Lethbridge city council has approved the operating budget for the next four years with a municipal tax increase of 5.1 per cent for each year. The increase is equal to $129.93 extra each year for the average single-family residence with an average market value of $285,800.
The budget was approved unanimously at council’s Nov. 29 meeting.It was amended and debated earlier this month by members of council, acting as the economic standing policy committee. Before new initiatives were added the increase was forecast at 3.77 per cent — this would have only maintained current levels of service and met inflationary pressures, according to Darrell Mathews, city treasurer.

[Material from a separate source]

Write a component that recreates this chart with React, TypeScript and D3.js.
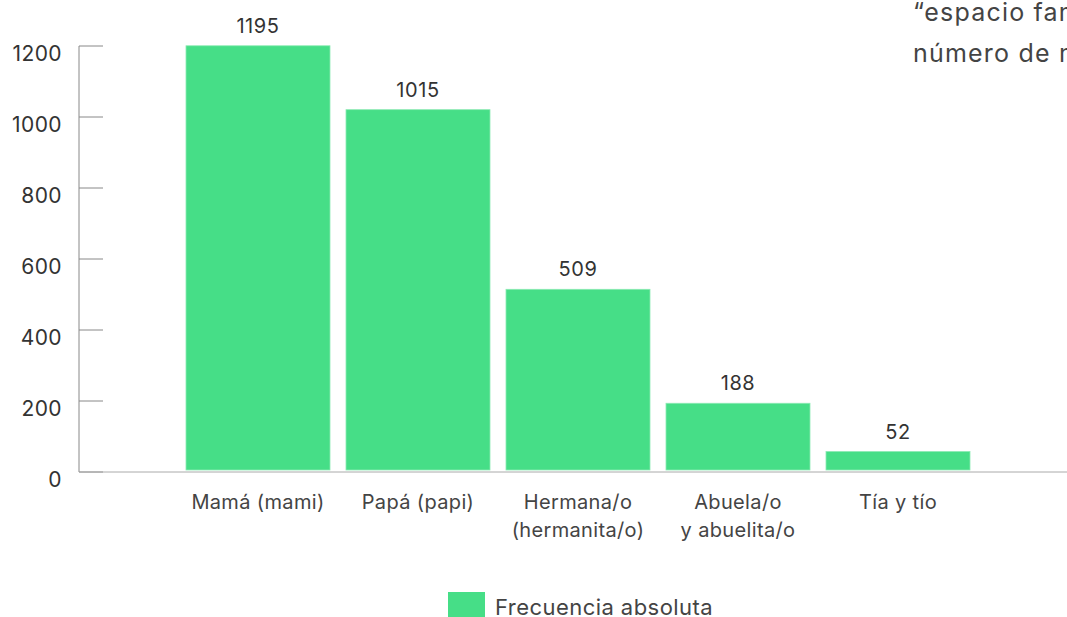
import React from "react";
import * as d3 from "d3";

const categories = ["Mamá (mami)", "Papá (papi)", "Hermana/o\n(hermanita/o)", "Abuela/o\ny abuelita/o", "Tía y tío"];
const values = [1195, 1015, 509, 188, 52];
const yTicks = [0, 200, 400, 600, 800, 1000, 1200];
const legendLabel = "Frecuencia absoluta";
const titleLines = ["“espacio familiar”", "número de menciones"];

const W = 1067;
const H = 617;
const FONT = "Inter, Roboto, 'Noto Sans', sans-serif";
const GREEN = "#46de87";

export default function App() {
  const y = d3.scaleLinear().domain([0, 1200]).range([472, 46]);
  const x = d3.scaleBand<string>().domain(categories).range([178, 978]).paddingInner(0.1).paddingOuter(0.05);
  const axisX = 79;
  return (
    <svg width={W} height={H} style={{ position: "absolute", left: 0, top: 0, background: "#fff" }} fontFamily={FONT}>
      {/* top-right title (clipped by the chart edge) */}
      {titleLines.map((t, i) => (
        <text key={i} x={913} y={21 + i * 41} fontSize={25} letterSpacing={1.2} fill="#444">{t}</text>
      ))}
      {/* y axis */}
      <line x1={axisX} x2={axisX} y1={y(1200)} y2={y(0)} stroke="#888" strokeWidth={1} />
      {yTicks.map((t) => (
        <g key={t}>
          <line x1={axisX} x2={axisX + 24} y1={y(t)} y2={y(t)} stroke="#888" strokeWidth={1} />
          <text x={62} y={y(t) + 8} dy="0.35em" textAnchor="end" fontSize={21} letterSpacing={0.4} fill="#333">{t}</text>
        </g>
      ))}
      {/* x axis */}
      <line x1={axisX} x2={W} y1={y(0)} y2={y(0)} stroke="#aaa" strokeWidth={1} />
      {/* bars */}
      {categories.map((c, i) => {
        const bx = x(c)!;
        const bw = x.bandwidth();
        const top = y(values[i]) - 2;
        return (
          <g key={c}>
            <rect x={bx} y={top} width={bw} height={y(0) - 2 - top} fill={GREEN} stroke="#8ceab3" strokeWidth={0.8} />
            <text x={bx + bw / 2} y={top - 20} dy="0.35em" textAnchor="middle" fontSize={20} letterSpacing={0.6} fill="#333">{values[i]}</text>
            {c.split("\n").map((line, j) => (
              <text key={j} x={bx + bw / 2} y={502 + j * 28} dy="0.35em" textAnchor="middle" fontSize={20} letterSpacing={0.35} fill="#444">{line}</text>
            ))}
          </g>
        );
      })}
      {/* legend */}
      <rect x={448} y={592} width={37} height={26} fill={GREEN} />
      <text x={495} y={607} dy="0.35em" fontSize={22} letterSpacing={0.45} fill="#444">{legendLabel}</text>
    </svg>
  );
}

“We did a lot of that debate here last week of course and it was long, a lot of debate so coming out of that I think we kind of knew the direction that we would be going,” says mayor Blaine Hyggen. “We knew that it wasn’t going to be a zero when we have had three previous years of zero. We knew there had to be some increase when you look at what’s happening currently with inflation.”
The largest increase to the budget was an amendment to the Lethbridge Police Service, which added 0.74 per cent to the increase. Hyggen says public safety was the number one thing he heard from residents.
“It’s most important to obviously support the needs within our community, especially [when] you hear rumors of recession etcetera come forward and it’s really important that we definitely focus on the needs over those wants right now until we have a more stable economy,” Hyggen says. “Work doesn’t stop here, now we look at the efficiencies and maybe we can have that opportunity of lowering these rates in the future.”
Lethbridge saw a zero per cent tax increase for three years, but both Hyggen and other councilllors say it was necessary to raise taxes this budget cycle.
“You never want to have to do a tax increase but I also think the community understands when we are living in this inflationary times, that it’s hard to hold the line and we held the line for three straight years,” says councillor Ryan Parker.